In 1978, Christian author Beverly LaHaye organized a rally against the Equal Rights Amendment (ERA) in San Diego. To her surprise, more than 1,000 people showed up. A series of meetings followed, and by the next year, Concerned Women for America (CWA) was born.

Today, the organization is based in Washington, D.C., and boasts a membership in excess of 500,000. The group has broadened its focus from the ERA to a host of social and political issues and is gaining national attention. During an appearance at the CWA annual convention in September, President Reagan said LaHaye is “changing the face of American politics.” CHRISTIANITY TODAY asked her about CWA’s growing influence.

What prompted you to move from being a writer and pastor’s wife to leading a political activist group?

It was not by design. I wanted to inform churchwomen in my area about some of the issues that were coming up, like the ERA. Our first meeting in 1978 was so successful that the women said, “What are you going to do next?” I realized then that my vision was shortsighted, because churchwomen all over America were hungry for someone to sort out the things that would affect families and the religious values systems they had. From there, it took off like a prairie fire.

Why did the group take off so quickly? And why has it grown so much in numbers and in influence?

The time was right. The more women learned about what was happening, the more they wanted to get involved. When they hear about issues, women are not content to sit back and say, “Well, somebody’s got to do something.” They say, “What can we do?” CWA gave them a plan of action. Every month, we try to give them not just prayer requests, but action ideas, too. There is action at all levels, whether a woman sits at home and writes a letter, or has time to go to the nation’s capital or to her state capital.

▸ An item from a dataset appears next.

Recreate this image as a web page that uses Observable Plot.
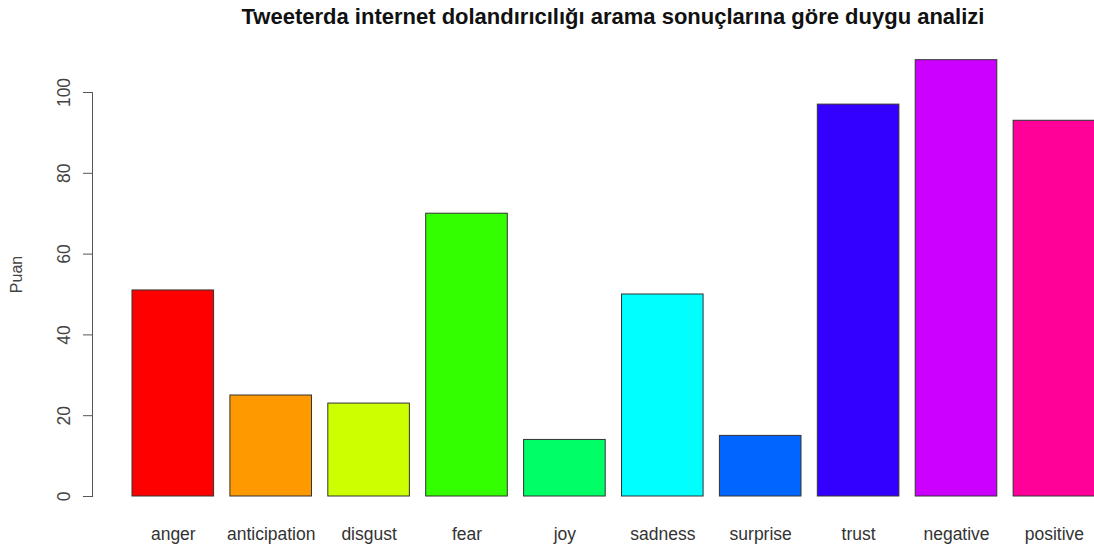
<!DOCTYPE html>
<html>
<head>
<meta charset="utf-8">
<script src="https://cdn.jsdelivr.net/npm/d3@7"></script>
<script src="https://cdn.jsdelivr.net/npm/@observablehq/plot@0.6"></script>
<style>
  html, body { margin: 0; padding: 0; background: #fff; overflow: hidden; }
  #wrap { position: relative; width: 1094px; height: 550px; overflow: hidden; }
  #title { position: absolute; left: 0; top: 4px; width: 1226px; text-align: center;
           font-family: "Liberation Sans", Arial, sans-serif; font-weight: bold; font-size: 22px; color: #111; }
</style>
</head>
<body>
<div id="wrap">
  <div id="title">Tweeterda internet dolandırıcılığı arama sonuçlarına göre duygu analizi</div>
</div>
<script>
const categories = ["anger", "anticipation", "disgust", "fear", "joy", "sadness", "surprise", "trust", "negative", "positive"];
const scores = [51, 25, 23, 70, 14, 50, 15, 97, 108, 93];
const colors = ["#FF0000", "#FF9900", "#CCFF00", "#33FF00", "#00FF66", "#00FFFF", "#0066FF", "#3300FF", "#CC00FF", "#FF0099"];
const yTicks = [0, 20, 40, 60, 80, 100];
const yLabel = "Puan";

const data = categories.map((c, i) => ({category: c, score: scores[i], color: colors[i]}));

const W = 1094, H = 550;
const y0 = 496, pxPerUnit = 4.04;
const font = "'Liberation Sans', Arial, sans-serif";

const chart = Plot.plot({
  width: W,
  height: H,
  marginLeft: 92,
  marginTop: y0 - 100 * pxPerUnit,
  marginBottom: H - y0,
  marginRight: 0,
  style: {fontFamily: font, fontSize: "17px", color: "#444", background: "white"},
  x: {domain: categories, range: [132, 1094.7], paddingInner: 0.2 / 1.2, paddingOuter: 0, align: 0.5, round: false},
  y: {domain: [0, 108], range: [y0, y0 - 108 * pxPerUnit]},
  marks: [
    Plot.barY(data, {x: "category", y: "score", fill: "color", stroke: "#333", strokeWidth: 1}),
    Plot.frame({anchor: "left", stroke: "#555"}),
    Plot.axisY({ticks: yTicks, tickSize: 9, tickPadding: 14, tickRotate: -90, stroke: "#555", fill: "#444", fontSize: 17.5, label: null}),
    Plot.axisX({tickSize: 0, tickPadding: 31, fill: "#333", fontSize: 17.5, label: null}),
    Plot.text([yLabel], {frameAnchor: "left", textAnchor: "middle", lineAnchor: "middle", rotate: -90, dx: -76, dy: -20, fontSize: 16, fill: "#444"})
  ]
});
document.getElementById("wrap").appendChild(chart);
</script>
</body>
</html>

How do you respond to people who are uncomfortable with the way your group mixes religious beliefs and conservative politics?

Our religious values affect how we feel about certain issues, and we get involved politically. You’ve got to be involved with politics so you can bring important values to bear on the issues.

What do you see as CWA’S greatest achievement?

First, we have informed and motivated hundreds of thousands of women across the country. Second, we’re proud of our legal department’s record of representing people who want to protect parental rights, freedom of religion, and freedom of expression for a child in school. We have gone to court to defend people whose First Amendment rights have been violated.

What’s ahead for CWA?

In two years, we will have reached the last decade of this century—what we are calling the “Decade of Destiny.” By the year 2000, we expect to have more than 1 million members and the ability to turn America back to putting a high value on families, human life, and Christian principles.